Returning to the independent label world for the first time since Let It Be, Westerberg introduced an alter-ego, Grandpaboy. While the self-titled five-song EP is generally goofy fun, the one serious song, “Lush and Green,” ranks as one of his strongest and most revealing ballads.

No sense of fun or strong material is evident on Suicane Gratfication, a career nadir produced by Don Was. With Westerberg trying (and failing miserably) to write more overtly poetic lyrics than ever, the album is split between morose self-pity (“Best Thing That Never Happened”) and treacly sentiment (“Actor in the Street,” “Sunrise Always Listens”). Take the bitter irony, cavalier charm and sharp wit out of the Replacements (not to mention the booze, drug and fear of success), and this is what you get.

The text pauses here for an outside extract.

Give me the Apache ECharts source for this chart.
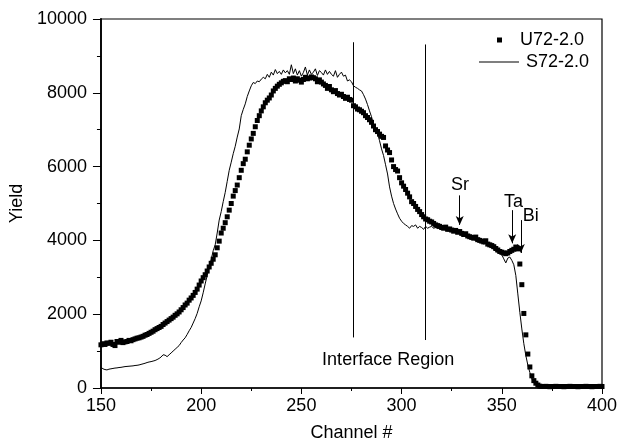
<!DOCTYPE html>
<html><head><meta charset="utf-8">
<script src="https://cdn.jsdelivr.net/npm/echarts@6/dist/echarts.min.js"></script>
<style>html,body{margin:0;padding:0;background:#fff}#c{width:621px;height:447px}</style>
</head><body><div id="c"></div>
<script>
const startChannel = 150;
const xTicks = [150, 200, 250, 300, 350, 400];
const yTicks = [0, 2000, 4000, 6000, 8000, 10000];
const seriesNames = ['U72-2.0', 'S72-2.0'];
const u72 = [
1170,1200,1180,1220,1210,1240,1180,1150,1260,1240,
1290,1230,1250,1260,1290,1280,1310,1330,1350,1360,
1380,1400,1430,1450,1480,1510,1540,1580,1610,1640,
1670,1720,1760,1800,1840,1880,1920,1970,2010,2060,
2120,2180,2250,2300,2380,2440,2510,2590,2680,2790,
2900,2990,3070,3170,3280,3380,3490,3610,3800,3980,
4200,4330,4480,4640,4820,5000,5200,5350,5500,5700,
5900,6080,6200,6400,6580,6750,6900,7080,7250,7380,
7510,7620,7730,7800,7860,7940,8050,8120,8180,8230,
8270,8310,8330,8300,8380,8360,8400,8320,8380,8340,
8290,8360,8420,8380,8400,8430,8410,8380,8300,8350,
8290,8240,8200,8120,8170,8080,8030,8060,7980,7940,
7960,7900,7850,7880,7820,7800,7650,7620,7560,7540,
7500,7460,7380,7330,7270,7200,7100,7000,6950,6880,
6820,6790,6560,6450,6380,6180,6000,5920,5880,5700,
5560,5470,5380,5280,5180,5050,5000,4920,4840,4780,
4700,4640,4580,4560,4520,4500,4460,4420,4400,4380,
4350,4330,4360,4300,4310,4280,4250,4270,4220,4240,
4190,4160,4180,4120,4100,4080,4060,4090,4020,4000,
3980,3960,3990,3900,3880,3860,3830,3780,3740,3700,
3680,3660,3640,3660,3700,3730,3760,3820,3770,3360,
2800,2020,1440,920,570,330,200,130,80,50,
40,40,45,40,35,40,40,45,40,40,
40,35,40,40,45,40,40,40,35,40,
40,40,45,40,40,35,40,40,40,45,40
];
const s72 = [
565,520,500,490,510,520,530,540,545,555,
560,570,580,585,590,595,600,610,615,625,
640,655,670,690,705,715,730,745,770,800,
840,900,890,850,900,950,1000,1050,1100,1150,
1230,1300,1360,1450,1550,1640,1760,1880,2020,2200,
2360,2580,2820,3050,3280,3480,3720,3880,4200,4550,
4780,5050,5300,5600,5900,6120,6350,6550,6800,7020,
7380,7550,7700,7900,8050,8190,8280,8250,8320,8300,
8370,8420,8380,8500,8420,8560,8480,8630,8520,8580,
8500,8620,8540,8600,8500,8760,8520,8650,8480,8600,
8450,8550,8700,8480,8620,8500,8560,8650,8470,8600,
8550,8480,8620,8500,8580,8500,8450,8600,8420,8500,
8560,8450,8480,8320,8350,8300,8190,8150,8120,8080,
8050,7950,7830,7680,7510,7350,7150,7020,6900,6700,
6480,6300,6050,5800,5450,5200,5000,4850,4720,4600,
4520,4460,4420,4380,4330,4400,4380,4420,4330,4380,
4350,4300,4380,4330,4360,4380,4330,4350,4320,4340,
4300,4320,4280,4300,4260,4280,4230,4250,4200,4190,
4170,4150,4120,4080,4100,4050,4030,3990,4010,3960,
3940,3900,3920,3860,3830,3790,3760,3700,3680,3640,
3610,3500,3390,3520,3550,3460,3340,3050,2550,2050,
1600,1200,880,620,420,250,150,90,60,40,
25,15,10,10,10,10,10,10,10,10,
10,10,10,10,10,10,10,10,10,10,
10,10,10,10,10,10,10,10,10,10,10
];
// annotations (data coordinates)
const interfaceLineX = [276, 312];
const interfaceLineTop = [9370, 9310];
const interfaceLineBottom = [1370, 1300];
const arrowNames = ['Sr', 'Ta', 'Bi'];
const arrowX = [329, 355.2, 359.5];
const arrowTop = [5220, 4820, 4550];
const arrowTip = [4420, 3920, 3660];
const labelX = [329.1, 355.9, 364.4];
const labelY = [5490, 5040, 4650];
const regionLabel = 'Interface Region';
const regionLabelPos = [293.3, 750];

const FONT = "'Liberation Sans', Arial, Helvetica, sans-serif";
const toPairs = arr => arr.map((v, i) => [startChannel + i, v]);

const chart = echarts.init(document.getElementById('c'), null, {renderer: 'canvas'});
const txt = {color: '#000', fontFamily: FONT, fontSize: 18};

const markLines = [];
interfaceLineX.forEach((x, i) => markLines.push([
  {coord: [x, interfaceLineTop[i]], symbol: 'none'},
  {coord: [x, interfaceLineBottom[i]], symbol: 'none'}
]));
arrowX.forEach((x, i) => markLines.push([
  {coord: [x, arrowTop[i]], symbol: 'none'},
  {coord: [x, arrowTip[i]], symbol: 'arrow', symbolSize: [6, 9]}
]));
const markPoints = arrowNames.map((n, i) => ({coord: [labelX[i], labelY[i]], name: n, value: n}));
markPoints.push({coord: regionLabelPos, name: regionLabel, value: regionLabel});

chart.setOption({
  animation: false,
  backgroundColor: '#fff',
  grid: {left: 100, right: 19, top: 19, bottom: 56, show: true, borderColor: '#000', borderWidth: 1.2},
  xAxis: {
    type: 'value', min: xTicks[0], max: xTicks[xTicks.length - 1], interval: 50,
    name: 'Channel #', nameLocation: 'middle', nameGap: 36, nameTextStyle: txt,
    axisLine: {lineStyle: {color: '#000', width: 1.5}},
    axisTick: {length: 6, lineStyle: {color: '#000', width: 1}},
    minorTick: {show: true, splitNumber: 2, length: 3, lineStyle: {color: '#000', width: 1}},
    axisLabel: Object.assign({margin: 9, formatter: v => String(v)}, txt),
    splitLine: {show: false}
  },
  yAxis: {
    type: 'value', min: yTicks[0], max: yTicks[yTicks.length - 1], interval: 2000,
    name: 'Yield', nameLocation: 'middle', nameGap: 72, nameTextStyle: txt,
    axisLine: {show: true, lineStyle: {color: '#000', width: 1.8}},
    axisTick: {show: true, length: 8, lineStyle: {color: '#000', width: 1}},
    minorTick: {show: true, splitNumber: 2, length: 4, lineStyle: {color: '#000', width: 1}},
    axisLabel: Object.assign({margin: 14, formatter: v => String(v)}, txt),
    splitLine: {show: false}
  },
  legend: [
    {data: [{name: seriesNames[0], icon: 'rect'}], left: 497, top: 31, padding: 0, itemWidth: 5, itemHeight: 5,
     textStyle: Object.assign({padding: [0, 0, 0, 13]}, txt), selectedMode: false},
    {data: [{name: seriesNames[1], icon: 'rect'}], left: 479, top: 53, padding: 0, itemWidth: 40, itemHeight: 1,
     textStyle: Object.assign({padding: [0, 0, 0, 2]}, txt), selectedMode: false}
  ],
  series: [
    {name: seriesNames[0], type: 'scatter', data: toPairs(u72), symbol: 'rect', symbolSize: 5,
     itemStyle: {color: '#000', opacity: 1}, z: 3},
    {name: seriesNames[1], type: 'line', data: toPairs(s72), symbol: 'none', showSymbol: false,
     lineStyle: {color: '#000', width: 1}, itemStyle: {color: '#000'}, z: 4,
     markLine: {silent: true, symbol: 'none', animation: false, lineStyle: {color: '#000', width: 1, type: 'solid'},
       label: {show: false}, emphasis: {disabled: true}, data: markLines},
     markPoint: {silent: true, symbol: 'rect', symbolSize: 0, itemStyle: {color: 'transparent'},
       label: Object.assign({show: true, position: 'inside', formatter: p => p.name}, txt),
       data: markPoints}
    }
  ]
});
</script></body></html>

Westerberg then signed with indie powerhouse Vagrant and became prolific in a way no one could have imagined: over a two-year span, he wrote, recorded (mostly in his home studio, handling all the instruments himself) and released five albums. The mostly acoustic Stereo, which sounds like the work of a man with something to prove, presents a strong batch of Dylanesque songs. The lyrics, a litany of self-deprecation, full of stinging barbs (“Just add water, I’m disappointed” goes one line in the lovely “Let the Bad Times Roll”), come across as soulful and wise rather than contrived. Mono, included as a bonus disc with Stereo, is a more rocking affair credited to Grandpaboy that sounds like a gloriously sloppy version of the Stones circa 1971. An impressive return to form and relevancy for Westerberg.

Come Feel Me Tremble is the soundtrack CD for a performance video that alternates stirring ballads with energetic garage rock in the manner of mid-period Replacements. The searing “Pine Box” and “Crackle and Drag” use overlapping imagery as Westerberg links his father’s impending death (in the former) to Sylvia Plath’s suicide (in the latter). The album is ingeniously constructed; many of the songs play off each other while seeming off the cuff and loose-limbed. Come Feel Me Tremble boils all the strengths of Stereo and Mono down to one terrific disc.

Grandpaboy’s Dead Man Shake is a shambolic, blues-based record that will repel purists of the 12-bar form but delight anyone who brings a six-pack and a cockeyed sense of humor to the party. A mix of originals and covers (John Prine’s “Souvenirs” among them), the album runs a tad too long but ends on a strong, albeit bizarre, note with Anthony Newley’s ‘What Kind of Fool Am I?,” a rendition that straddles the line between straight-faced sincerity and knowing parody for maximum emotional impact.

Folker lacks any of the high points or surprises of the previous indie records. The tone is more in the line of traditional acoustic pop: pleasant but alternately catchy and bland.

The obligatory career overview, Besterberg, is hit and miss. It concentrates mostly on the major label solo years, plus an assortment of movie soundtrack items and other rarities. As befits someone who is often a poor judge of his own work, the standouts include B-sides (“Seein’ Her,” “Man Without Ties”) and the previously unreleased Faces homage “C’Mon, C’Mon, C’Mon.”